Tilt. A Skewed History of the Tower of Pisa. Penguin. 2005. Copyright © 2003 Nicholas Shrady. 0-14-303450-2.
Among Americans, anyway, the bell tower in Pisa competes with the Eiffel tower as the most visually recognized European edifice. Other buildings are given more cultural significance—the Vatican, Colosseum, Versailles, Westminster Abbey—but everyone can instantly recognize the “leaning tower of Pisa.”
Nicholas Shrady has done us all a nice favor by assembling a breezy little history of the tower. He explores the tower’s mysteries, some explained (Why does the tower tilt?), others not (Who designed it in the first place?). He tries to debunk some myths, especially the one that has Galileo famously dropping balls from the tower’s top level. He gives a little political history of Pisa, helping us to understand the significance a bell tower had among Italian city-states. There’s some architectual analysis, describing, for instance, the differences between the Pisan designs and their contemporaries in Chartres. All those threads are woven together by the tower and apparently successful efforts of the 1990 commission assigned to save the tower from crashing down.
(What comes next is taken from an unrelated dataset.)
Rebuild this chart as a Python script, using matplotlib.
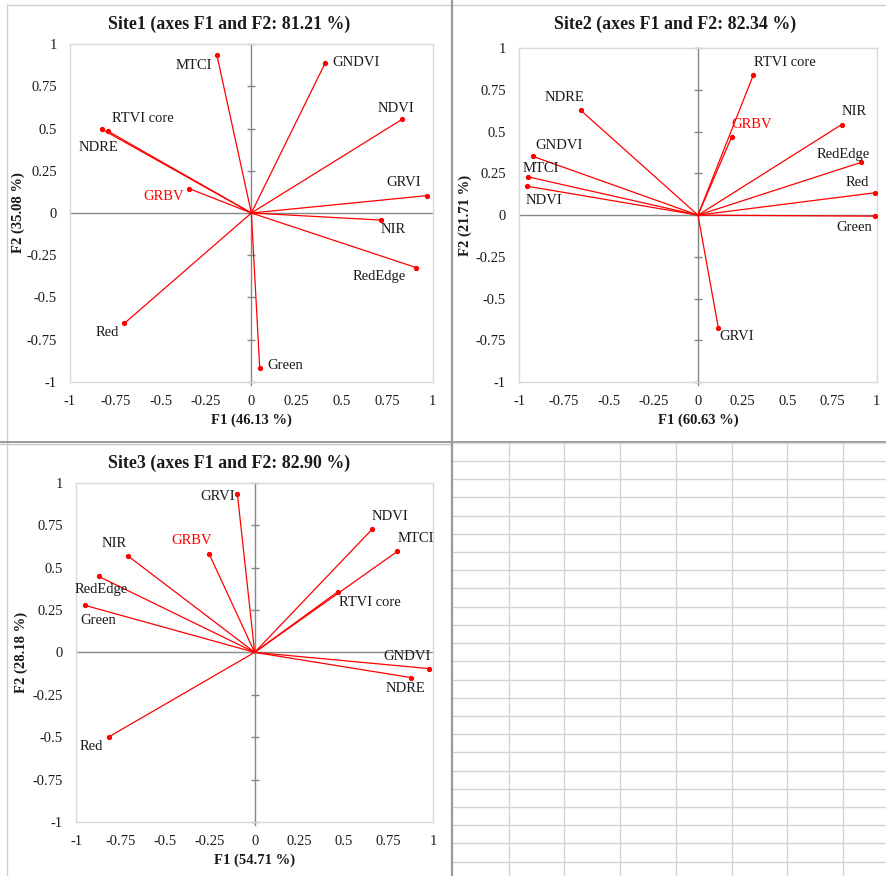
import numpy as np
import matplotlib
matplotlib.use("Agg")
import matplotlib.pyplot as plt

plt.rcParams['font.family'] = ['Liberation Serif', 'DejaVu Serif']

W, H = 887, 876
DPI = 100

# ---- loadings on F1 / F2 for each site ----
site1_vars = ["MTCI", "GNDVI", "NDVI", "GRVI", "NIR", "RedEdge", "Green", "Red",
              "GRBV", "NDRE", "RTVI core"]
site1_f1 = [-0.19, 0.408, 0.831, 0.969, 0.717, 0.910, 0.046, -0.700, -0.342, -0.824, -0.792]
site1_f2 = [0.937, 0.891, 0.555, 0.103, -0.042, -0.324, -0.917, -0.654, 0.144, 0.496, 0.486]

site2_vars = ["RTVI core", "NDRE", "GRBV", "NIR", "RedEdge", "Red", "Green",
              "GNDVI", "MTCI", "NDVI", "GRVI"]
site2_f1 = [0.310, -0.657, 0.188, 0.804, 0.912, 0.989, 0.993, -0.923, -0.953, -0.959, 0.114]
site2_f2 = [0.841, 0.629, 0.468, 0.543, 0.316, 0.134, -0.006, 0.352, 0.230, 0.174, -0.677]

site3_vars = ["GRVI", "NDVI", "MTCI", "RTVI core", "GNDVI", "NDRE", "Red", "Green",
              "RedEdge", "NIR", "GRBV"]
site3_f1 = [-0.097, 0.660, 0.800, 0.467, 0.979, 0.879, -0.819, -0.951, -0.875, -0.710, -0.256]
site3_f2 = [0.935, 0.727, 0.595, 0.358, -0.096, -0.149, -0.499, 0.277, 0.448, 0.568, 0.582]

titles = ["Site1 (axes F1 and F2: 81.21 %)",
          "Site2 (axes F1 and F2: 82.34 %)",
          "Site3 (axes F1 and F2: 82.90 %)"]
xlabels = ["F1 (46.13 %)", "F1 (60.63 %)", "F1 (54.71 %)"]
ylabels = ["F2 (35.08 %)", "F2 (21.71 %)", "F2 (28.18 %)"]

ticks = [-1, -0.75, -0.5, -0.25, 0, 0.25, 0.5, 0.75, 1]
tick_labels = ["-1", "-0.75", "-0.5", "-0.25", "0", "0.25", "0.5", "0.75", "1"]

# ---- label placement (pixel offsets from each point to label centre) ----
label_offsets = [
    {"MTCI": (-23, -11), "GNDVI": (31, 0), "NDVI": (-6, 11), "GRVI": (-23, 13),
     "NIR": (12, -9), "RedEdge": (-37, -9), "Green": (26, 2), "Red": (-17, -9),
     "GRBV": (-26, -8), "NDRE": (-3, -18), "RTVI core": (35, 13)},
    {"RTVI core": (31, 12), "NDRE": (-16, 13), "GRBV": (20, 13), "NIR": (12, 13),
     "RedEdge": (-18, 8), "Red": (-17, 10), "Green": (-21, -11), "GNDVI": (26, 11),
     "MTCI": (13, 8), "NDVI": (17, -14), "GRVI": (18, -8)},
    {"GRVI": (-20, -3), "NDVI": (18, 13), "MTCI": (19, 13), "RTVI core": (32, -11),
     "GNDVI": (-22, 12), "NDRE": (-6, -11), "Red": (-17, -9), "Green": (13, -15),
     "RedEdge": (3, -13), "NIR": (-14, 12), "GRBV": (-17, 13)},
]

# plot-area boxes in pixels: (left, right, top, bottom)
plot_boxes = [(70, 432.7, 44.3, 381.7),
              (519.3, 876.7, 48.3, 382.0),
              (76.3, 433.0, 482.7, 822.0)]
# chart object centres (pixels) for titles
title_pos = [(229.5, 24), (675, 24), (229.5, 463)]
# horizontal centre (pixels) of the rotated F2 labels
ylabel_x = [18.3, 465.0, 21.7]

RED = "#ff0000"
ZERO = "#868686"
FRAME = "#d9d9d9"
TXT = "#1a1a1a"
FS = 10.5

fig = plt.figure(figsize=(W / DPI, H / DPI), dpi=DPI)
fig.patch.set_facecolor("white")


def fx(px):
    return px / W


def fy(py):
    return 1 - py / H


# ---- sheet background: cell grid in the empty quadrant ----
bg = fig.add_axes([0, 0, 1, 1])
bg.set_xlim(0, W)
bg.set_ylim(H, 0)
bg.axis("off")
col_x = [509, 564.5, 620.3, 676.3, 731.7, 787.3, 843.3]
row_y = 461 + 18.21 * np.arange(23)
for x in col_x:
    bg.plot([x, x], [443, H], color="#d4d4d4", lw=1.0)
for y in row_y:
    bg.plot([453, W], [y, y], color="#d4d4d4", lw=1.0)
# chart object borders
bg.plot([7, 452], [5, 5], color="#d0d0d0", lw=1.0)
bg.plot([453, 886], [5, 5], color="#d0d0d0", lw=1.0)
bg.plot([7, 7], [5, 442], color="#d0d0d0", lw=1.0)
bg.plot([7, 7], [443, H], color="#d0d0d0", lw=1.0)
bg.plot([0, 452], [444, 444], color="#c8c8c8", lw=1.0)
# dividers
bg.plot([452.3, 452.3], [0, H], color="#9a9a9a", lw=1.6)
bg.plot([0, W], [441.7, 441.7], color="#9a9a9a", lw=1.4)
bg.plot([453, W], [443.3, 443.3], color="#e0e0e0", lw=1.0)

sites = [(site1_vars, site1_f1, site1_f2),
         (site2_vars, site2_f1, site2_f2),
         (site3_vars, site3_f1, site3_f2)]

for i, (names, f1, f2) in enumerate(sites):
    l, r, t, b = plot_boxes[i]
    ax = fig.add_axes([fx(l), fy(b), fx(r - l), (b - t) / H])
    ax.set_xlim(-1, 1)
    ax.set_ylim(-1, 1)
    for s in ax.spines.values():
        s.set_color(FRAME)
        s.set_linewidth(1.0)
    ax.set_xticks(ticks)
    ax.set_yticks(ticks)
    ax.set_xticklabels(tick_labels)
    ax.set_yticklabels(tick_labels)
    ax.tick_params(length=0, labelsize=FS, colors=TXT, pad=9.5)

    # zero axes
    ax.axhline(0, color=ZERO, lw=1.0, zorder=1)
    ax.plot([0, 0], [-1.02, 1], color=ZERO, lw=1.0, zorder=1, clip_on=False)
    ax.plot(np.zeros(len(ticks)), ticks, ls="none", marker="_", ms=5.5,
            mew=1.0, color=ZERO, zorder=1, clip_on=False)

    # loading vectors
    for name, x, y in zip(names, f1, f2):
        ax.plot([0, x], [0, y], color=RED, lw=0.9, zorder=3)
        ax.plot([x], [y], ls="none", marker="o", ms=2.8, color=RED, zorder=4)
        dx, dy = label_offsets[i][name]
        ax.annotate(name, (x, y), xytext=(dx, dy), textcoords="offset pixels",
                    ha="center", va="center", fontsize=FS,
                    color=RED if name == "GRBV" else TXT, zorder=5)

    ax.set_xlabel(xlabels[i], fontsize=FS, fontweight="bold", color=TXT, labelpad=4)
    ax.set_ylabel(ylabels[i], fontsize=FS, fontweight="bold", color=TXT,
                  va="center")
    ax.yaxis.set_label_coords((ylabel_x[i] - l) / (r - l), 0.5)
    tx, ty = title_pos[i]
    fig.text(fx(tx), fy(ty), titles[i], ha="center", va="center",
             fontsize=12.9, fontweight="bold", color=TXT)

fig.savefig("out.png", dpi=DPI)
Shrady even takes a stab at explaining why we are facinated with the tower. It’s not the largest bell tower. Pisa, without it, is hardly a stirring tourist attraction. He argues that it’s the tower’s very improbability that draws us: “The image of his tilting, defiant campanile [bell tower] symbolizes all that is wondrous and strange in a wolrd that is fast losing good measures of both.”